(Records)
__________________________________________________

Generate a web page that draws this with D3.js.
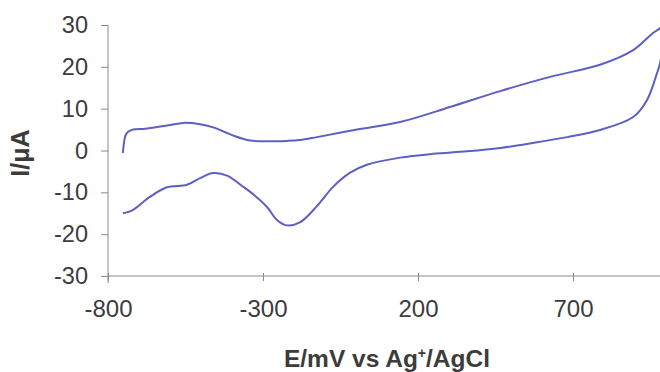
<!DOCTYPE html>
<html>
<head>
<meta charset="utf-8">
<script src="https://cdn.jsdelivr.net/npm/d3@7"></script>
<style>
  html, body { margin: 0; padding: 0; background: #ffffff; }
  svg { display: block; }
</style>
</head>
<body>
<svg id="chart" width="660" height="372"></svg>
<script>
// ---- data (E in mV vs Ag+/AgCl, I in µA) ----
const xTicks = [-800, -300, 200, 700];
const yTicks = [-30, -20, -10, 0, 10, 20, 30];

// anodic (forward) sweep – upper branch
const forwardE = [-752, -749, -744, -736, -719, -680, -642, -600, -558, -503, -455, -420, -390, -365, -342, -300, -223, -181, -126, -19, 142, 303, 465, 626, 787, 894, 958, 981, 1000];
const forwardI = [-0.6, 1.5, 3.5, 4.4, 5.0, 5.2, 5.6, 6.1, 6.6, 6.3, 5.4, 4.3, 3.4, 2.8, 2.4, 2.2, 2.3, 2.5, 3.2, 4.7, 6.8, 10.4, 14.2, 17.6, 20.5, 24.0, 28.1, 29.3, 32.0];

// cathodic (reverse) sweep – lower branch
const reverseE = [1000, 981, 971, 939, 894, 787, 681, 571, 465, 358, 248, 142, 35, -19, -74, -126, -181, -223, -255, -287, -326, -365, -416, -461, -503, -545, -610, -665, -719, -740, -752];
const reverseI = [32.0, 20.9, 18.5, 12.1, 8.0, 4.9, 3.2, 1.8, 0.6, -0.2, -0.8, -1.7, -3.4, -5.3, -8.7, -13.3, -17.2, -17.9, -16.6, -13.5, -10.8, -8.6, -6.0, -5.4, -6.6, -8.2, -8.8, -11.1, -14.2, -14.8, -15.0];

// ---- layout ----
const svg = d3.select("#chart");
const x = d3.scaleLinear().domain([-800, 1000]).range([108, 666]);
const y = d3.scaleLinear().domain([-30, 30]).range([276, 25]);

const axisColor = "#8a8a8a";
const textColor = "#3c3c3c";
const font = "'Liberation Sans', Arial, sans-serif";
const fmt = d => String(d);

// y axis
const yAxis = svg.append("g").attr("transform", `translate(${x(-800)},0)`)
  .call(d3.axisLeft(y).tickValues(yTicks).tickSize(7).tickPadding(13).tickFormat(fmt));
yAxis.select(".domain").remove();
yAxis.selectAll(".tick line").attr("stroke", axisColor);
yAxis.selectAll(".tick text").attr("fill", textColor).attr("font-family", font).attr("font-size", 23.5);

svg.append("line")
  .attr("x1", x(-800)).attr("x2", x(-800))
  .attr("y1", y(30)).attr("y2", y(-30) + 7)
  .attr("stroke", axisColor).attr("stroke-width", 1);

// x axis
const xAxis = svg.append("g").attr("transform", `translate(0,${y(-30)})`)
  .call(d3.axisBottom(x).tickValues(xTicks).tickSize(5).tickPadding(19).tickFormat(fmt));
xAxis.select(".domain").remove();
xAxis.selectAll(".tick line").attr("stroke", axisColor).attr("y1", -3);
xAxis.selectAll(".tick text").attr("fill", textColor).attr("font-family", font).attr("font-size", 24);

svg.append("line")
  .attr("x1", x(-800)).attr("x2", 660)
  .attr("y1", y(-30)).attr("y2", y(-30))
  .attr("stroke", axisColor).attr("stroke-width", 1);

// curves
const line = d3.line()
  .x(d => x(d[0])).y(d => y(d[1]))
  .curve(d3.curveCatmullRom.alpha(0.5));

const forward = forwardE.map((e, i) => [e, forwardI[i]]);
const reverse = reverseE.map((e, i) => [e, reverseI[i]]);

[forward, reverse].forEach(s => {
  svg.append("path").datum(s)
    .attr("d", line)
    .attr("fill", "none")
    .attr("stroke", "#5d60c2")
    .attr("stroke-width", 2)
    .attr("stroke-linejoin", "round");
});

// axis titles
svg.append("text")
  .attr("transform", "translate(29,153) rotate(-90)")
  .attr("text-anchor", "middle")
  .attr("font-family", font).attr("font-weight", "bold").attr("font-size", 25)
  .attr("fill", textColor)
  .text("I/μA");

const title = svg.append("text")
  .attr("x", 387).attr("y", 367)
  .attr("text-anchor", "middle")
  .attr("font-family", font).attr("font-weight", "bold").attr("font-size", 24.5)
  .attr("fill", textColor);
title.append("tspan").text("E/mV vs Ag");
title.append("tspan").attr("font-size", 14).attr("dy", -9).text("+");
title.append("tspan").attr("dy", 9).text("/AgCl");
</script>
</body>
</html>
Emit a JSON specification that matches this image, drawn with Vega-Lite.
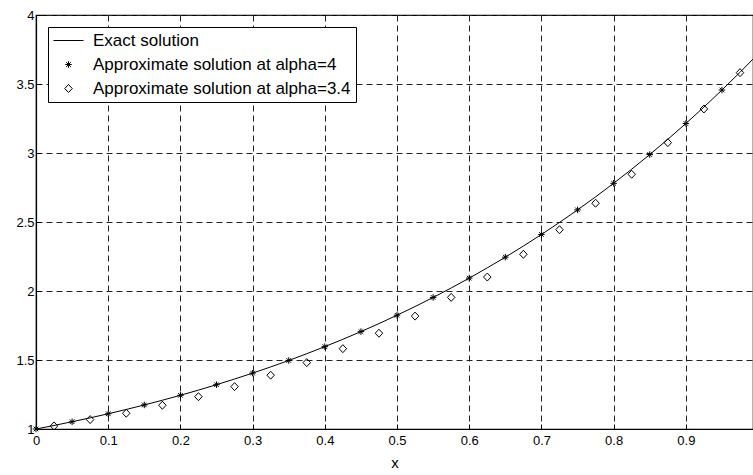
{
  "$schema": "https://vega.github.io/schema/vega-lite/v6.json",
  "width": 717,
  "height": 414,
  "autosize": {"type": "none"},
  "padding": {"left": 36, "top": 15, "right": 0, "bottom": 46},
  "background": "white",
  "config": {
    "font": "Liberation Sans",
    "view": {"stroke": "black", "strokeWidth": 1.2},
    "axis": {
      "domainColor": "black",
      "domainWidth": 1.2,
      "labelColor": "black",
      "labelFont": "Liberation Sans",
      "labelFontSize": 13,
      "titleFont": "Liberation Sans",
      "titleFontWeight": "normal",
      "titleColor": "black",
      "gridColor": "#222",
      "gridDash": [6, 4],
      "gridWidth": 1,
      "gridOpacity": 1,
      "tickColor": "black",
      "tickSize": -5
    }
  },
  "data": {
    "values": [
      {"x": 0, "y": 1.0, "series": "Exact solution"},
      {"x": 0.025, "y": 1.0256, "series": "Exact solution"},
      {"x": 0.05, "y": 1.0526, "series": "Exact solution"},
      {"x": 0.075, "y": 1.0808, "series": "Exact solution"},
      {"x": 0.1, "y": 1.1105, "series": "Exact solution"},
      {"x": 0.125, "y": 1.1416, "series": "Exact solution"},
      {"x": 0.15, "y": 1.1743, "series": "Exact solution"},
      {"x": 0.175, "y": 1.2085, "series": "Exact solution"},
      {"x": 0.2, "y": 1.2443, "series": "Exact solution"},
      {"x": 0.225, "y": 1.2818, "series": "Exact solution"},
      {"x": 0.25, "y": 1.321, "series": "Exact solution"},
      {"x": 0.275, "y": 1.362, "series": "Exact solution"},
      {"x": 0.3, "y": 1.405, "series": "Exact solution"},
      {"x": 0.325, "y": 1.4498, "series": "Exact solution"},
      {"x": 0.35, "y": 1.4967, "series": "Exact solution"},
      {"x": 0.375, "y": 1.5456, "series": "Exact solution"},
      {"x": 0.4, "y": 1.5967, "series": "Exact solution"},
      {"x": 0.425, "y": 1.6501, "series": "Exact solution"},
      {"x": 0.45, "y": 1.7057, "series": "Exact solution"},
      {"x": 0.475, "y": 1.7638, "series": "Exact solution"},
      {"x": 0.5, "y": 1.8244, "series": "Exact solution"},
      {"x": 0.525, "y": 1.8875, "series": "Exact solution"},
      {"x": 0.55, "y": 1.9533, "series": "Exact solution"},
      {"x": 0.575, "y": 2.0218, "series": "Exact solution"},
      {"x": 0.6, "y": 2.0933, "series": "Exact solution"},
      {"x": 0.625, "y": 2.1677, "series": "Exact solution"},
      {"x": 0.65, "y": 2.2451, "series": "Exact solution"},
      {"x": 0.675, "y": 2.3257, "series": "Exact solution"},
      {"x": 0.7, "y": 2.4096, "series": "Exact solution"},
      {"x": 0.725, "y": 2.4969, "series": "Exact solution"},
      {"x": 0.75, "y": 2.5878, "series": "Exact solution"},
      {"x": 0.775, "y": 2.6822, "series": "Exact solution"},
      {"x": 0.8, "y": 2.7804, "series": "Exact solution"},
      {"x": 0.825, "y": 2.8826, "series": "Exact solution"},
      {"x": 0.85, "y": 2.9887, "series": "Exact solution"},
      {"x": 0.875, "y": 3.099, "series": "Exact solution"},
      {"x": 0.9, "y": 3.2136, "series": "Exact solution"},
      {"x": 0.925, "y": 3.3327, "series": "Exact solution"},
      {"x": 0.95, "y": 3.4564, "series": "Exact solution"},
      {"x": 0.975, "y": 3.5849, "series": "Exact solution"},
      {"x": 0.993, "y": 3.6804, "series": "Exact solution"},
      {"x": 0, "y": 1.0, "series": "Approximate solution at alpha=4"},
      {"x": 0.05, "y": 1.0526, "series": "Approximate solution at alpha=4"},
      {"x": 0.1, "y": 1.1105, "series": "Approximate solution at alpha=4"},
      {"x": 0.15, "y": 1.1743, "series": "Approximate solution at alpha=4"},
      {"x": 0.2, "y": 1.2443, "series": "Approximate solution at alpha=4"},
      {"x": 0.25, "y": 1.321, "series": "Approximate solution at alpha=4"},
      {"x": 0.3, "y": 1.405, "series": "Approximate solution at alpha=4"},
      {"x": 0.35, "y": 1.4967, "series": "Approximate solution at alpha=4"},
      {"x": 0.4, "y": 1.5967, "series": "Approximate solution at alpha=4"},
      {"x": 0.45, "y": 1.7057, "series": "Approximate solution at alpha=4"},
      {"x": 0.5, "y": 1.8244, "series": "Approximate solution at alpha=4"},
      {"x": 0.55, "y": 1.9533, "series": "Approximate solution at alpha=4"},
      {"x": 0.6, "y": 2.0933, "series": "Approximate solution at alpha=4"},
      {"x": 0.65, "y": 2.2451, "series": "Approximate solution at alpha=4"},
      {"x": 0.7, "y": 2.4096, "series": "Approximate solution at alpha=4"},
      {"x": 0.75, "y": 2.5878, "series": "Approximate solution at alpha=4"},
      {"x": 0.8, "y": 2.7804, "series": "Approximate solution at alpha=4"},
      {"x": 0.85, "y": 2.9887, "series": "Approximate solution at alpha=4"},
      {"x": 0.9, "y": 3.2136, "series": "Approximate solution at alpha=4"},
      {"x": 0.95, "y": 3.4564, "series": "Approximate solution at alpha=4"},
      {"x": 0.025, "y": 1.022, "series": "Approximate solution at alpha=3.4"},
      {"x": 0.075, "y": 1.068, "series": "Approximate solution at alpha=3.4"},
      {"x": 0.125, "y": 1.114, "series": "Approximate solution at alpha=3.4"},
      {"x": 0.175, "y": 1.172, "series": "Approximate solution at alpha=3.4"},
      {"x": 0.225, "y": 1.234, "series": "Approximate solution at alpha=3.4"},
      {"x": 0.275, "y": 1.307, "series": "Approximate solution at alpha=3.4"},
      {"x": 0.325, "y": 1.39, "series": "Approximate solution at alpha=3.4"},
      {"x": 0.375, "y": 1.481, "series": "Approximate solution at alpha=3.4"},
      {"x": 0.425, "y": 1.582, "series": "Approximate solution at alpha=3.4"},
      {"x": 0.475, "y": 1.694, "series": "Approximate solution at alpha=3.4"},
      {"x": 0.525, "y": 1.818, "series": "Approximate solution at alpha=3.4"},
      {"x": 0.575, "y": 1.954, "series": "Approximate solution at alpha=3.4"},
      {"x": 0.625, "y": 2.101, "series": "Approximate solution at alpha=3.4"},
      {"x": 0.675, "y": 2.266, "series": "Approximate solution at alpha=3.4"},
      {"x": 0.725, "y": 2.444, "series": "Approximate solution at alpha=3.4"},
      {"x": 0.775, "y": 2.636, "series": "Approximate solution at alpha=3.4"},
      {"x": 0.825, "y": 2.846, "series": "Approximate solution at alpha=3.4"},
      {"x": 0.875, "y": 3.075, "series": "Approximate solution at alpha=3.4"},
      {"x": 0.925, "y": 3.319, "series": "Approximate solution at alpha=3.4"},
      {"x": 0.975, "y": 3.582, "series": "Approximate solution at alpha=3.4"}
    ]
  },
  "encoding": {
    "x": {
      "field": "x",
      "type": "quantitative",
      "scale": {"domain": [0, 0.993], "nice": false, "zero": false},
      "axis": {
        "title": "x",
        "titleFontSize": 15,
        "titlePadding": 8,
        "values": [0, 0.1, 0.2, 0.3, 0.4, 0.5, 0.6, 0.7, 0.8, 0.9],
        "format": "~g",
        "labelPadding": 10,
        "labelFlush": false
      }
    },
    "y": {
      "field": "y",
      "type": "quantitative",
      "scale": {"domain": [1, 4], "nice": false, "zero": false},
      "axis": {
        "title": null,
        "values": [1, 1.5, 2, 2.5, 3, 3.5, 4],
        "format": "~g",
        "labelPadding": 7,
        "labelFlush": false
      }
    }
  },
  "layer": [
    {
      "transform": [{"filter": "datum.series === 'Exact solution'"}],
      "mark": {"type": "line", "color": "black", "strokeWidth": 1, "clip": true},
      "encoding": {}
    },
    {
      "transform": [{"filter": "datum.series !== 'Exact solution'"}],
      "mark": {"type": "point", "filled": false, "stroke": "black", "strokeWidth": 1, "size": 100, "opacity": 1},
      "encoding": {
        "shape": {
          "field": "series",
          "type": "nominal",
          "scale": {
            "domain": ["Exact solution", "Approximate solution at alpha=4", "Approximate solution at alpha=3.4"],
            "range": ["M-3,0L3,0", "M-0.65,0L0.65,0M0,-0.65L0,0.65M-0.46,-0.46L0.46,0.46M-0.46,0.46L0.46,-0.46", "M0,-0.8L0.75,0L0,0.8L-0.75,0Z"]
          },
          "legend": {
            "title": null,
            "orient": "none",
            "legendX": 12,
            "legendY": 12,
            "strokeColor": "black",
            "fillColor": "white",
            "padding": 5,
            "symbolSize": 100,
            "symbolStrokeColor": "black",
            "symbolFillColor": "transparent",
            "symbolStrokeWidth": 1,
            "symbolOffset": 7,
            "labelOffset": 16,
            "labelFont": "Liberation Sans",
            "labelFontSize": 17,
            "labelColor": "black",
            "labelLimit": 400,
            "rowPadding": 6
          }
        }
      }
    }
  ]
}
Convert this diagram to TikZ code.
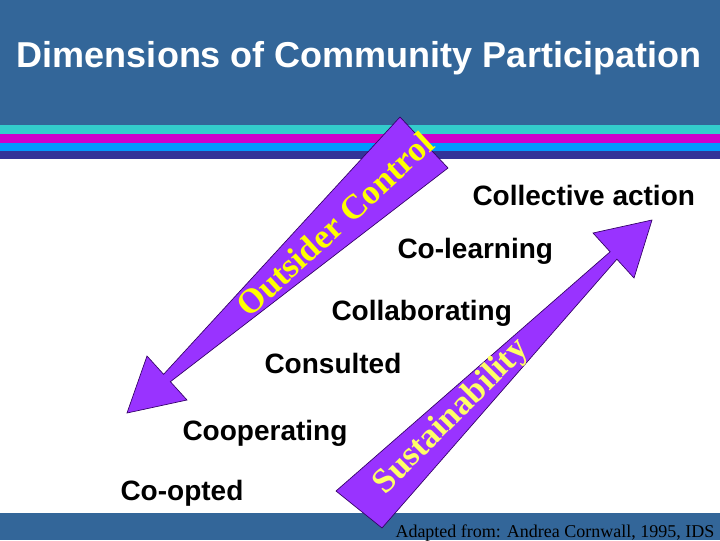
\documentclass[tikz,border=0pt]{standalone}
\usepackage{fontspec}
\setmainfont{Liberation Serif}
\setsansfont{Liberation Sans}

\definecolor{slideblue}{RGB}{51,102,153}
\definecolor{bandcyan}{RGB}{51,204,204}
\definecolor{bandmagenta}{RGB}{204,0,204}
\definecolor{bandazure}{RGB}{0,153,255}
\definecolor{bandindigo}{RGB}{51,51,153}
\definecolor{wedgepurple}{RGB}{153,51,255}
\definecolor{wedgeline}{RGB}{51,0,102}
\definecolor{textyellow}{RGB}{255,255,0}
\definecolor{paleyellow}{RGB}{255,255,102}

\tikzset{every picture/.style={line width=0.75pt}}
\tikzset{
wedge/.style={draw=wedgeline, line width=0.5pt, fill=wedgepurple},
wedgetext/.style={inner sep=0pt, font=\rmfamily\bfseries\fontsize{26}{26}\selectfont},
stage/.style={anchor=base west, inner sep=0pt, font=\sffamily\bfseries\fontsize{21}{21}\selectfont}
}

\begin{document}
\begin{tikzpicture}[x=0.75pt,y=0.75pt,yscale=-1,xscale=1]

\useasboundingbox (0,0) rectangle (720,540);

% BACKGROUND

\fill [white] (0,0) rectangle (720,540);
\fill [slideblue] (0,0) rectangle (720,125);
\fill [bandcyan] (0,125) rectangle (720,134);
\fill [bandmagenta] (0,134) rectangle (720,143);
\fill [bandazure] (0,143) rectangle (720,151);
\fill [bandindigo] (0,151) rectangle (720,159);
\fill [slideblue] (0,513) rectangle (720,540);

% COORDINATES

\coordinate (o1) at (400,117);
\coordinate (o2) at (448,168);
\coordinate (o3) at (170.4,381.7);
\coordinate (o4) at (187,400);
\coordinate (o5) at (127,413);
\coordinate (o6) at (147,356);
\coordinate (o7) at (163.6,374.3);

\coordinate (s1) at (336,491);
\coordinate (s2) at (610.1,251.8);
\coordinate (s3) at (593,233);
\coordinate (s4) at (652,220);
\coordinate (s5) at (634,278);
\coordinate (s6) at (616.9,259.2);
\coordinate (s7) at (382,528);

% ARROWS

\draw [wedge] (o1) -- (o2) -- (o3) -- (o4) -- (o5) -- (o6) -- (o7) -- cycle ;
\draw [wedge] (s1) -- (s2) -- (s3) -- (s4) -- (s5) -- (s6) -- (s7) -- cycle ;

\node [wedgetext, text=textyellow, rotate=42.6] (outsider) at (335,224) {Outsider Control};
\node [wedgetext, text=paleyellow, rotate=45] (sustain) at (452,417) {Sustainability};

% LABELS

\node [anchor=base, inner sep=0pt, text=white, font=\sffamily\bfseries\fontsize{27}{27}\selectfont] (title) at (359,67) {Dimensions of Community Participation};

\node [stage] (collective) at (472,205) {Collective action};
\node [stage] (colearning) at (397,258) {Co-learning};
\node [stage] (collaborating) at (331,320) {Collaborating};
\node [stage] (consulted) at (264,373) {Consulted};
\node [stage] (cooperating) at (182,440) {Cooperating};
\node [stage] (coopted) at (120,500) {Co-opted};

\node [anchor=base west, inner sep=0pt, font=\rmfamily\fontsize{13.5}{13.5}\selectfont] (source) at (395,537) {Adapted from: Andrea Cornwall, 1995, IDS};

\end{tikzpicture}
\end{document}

__________________________________________________

### Goal of the exercise
Copy nothing but the lines from the top of the data down to the line containing "const yTicks = [-30, -20, -10, 0, 10, 20, 30];", and leave the pictures out.

### Response
Generate a web page that draws this with D3.js.
<!DOCTYPE html>
<html>
<head>
<meta charset="utf-8">
<script src="https://cdn.jsdelivr.net/npm/d3@7"></script>
<style>
  html, body { margin: 0; padding: 0; background: #ffffff; }
  svg { display: block; }
</style>
</head>
<body>
<svg id="chart" width="660" height="372"></svg>
<script>
// ---- data (E in mV vs Ag+/AgCl, I in µA) ----
const xTicks = [-800, -300, 200, 700];
const yTicks = [-30, -20, -10, 0, 10, 20, 30];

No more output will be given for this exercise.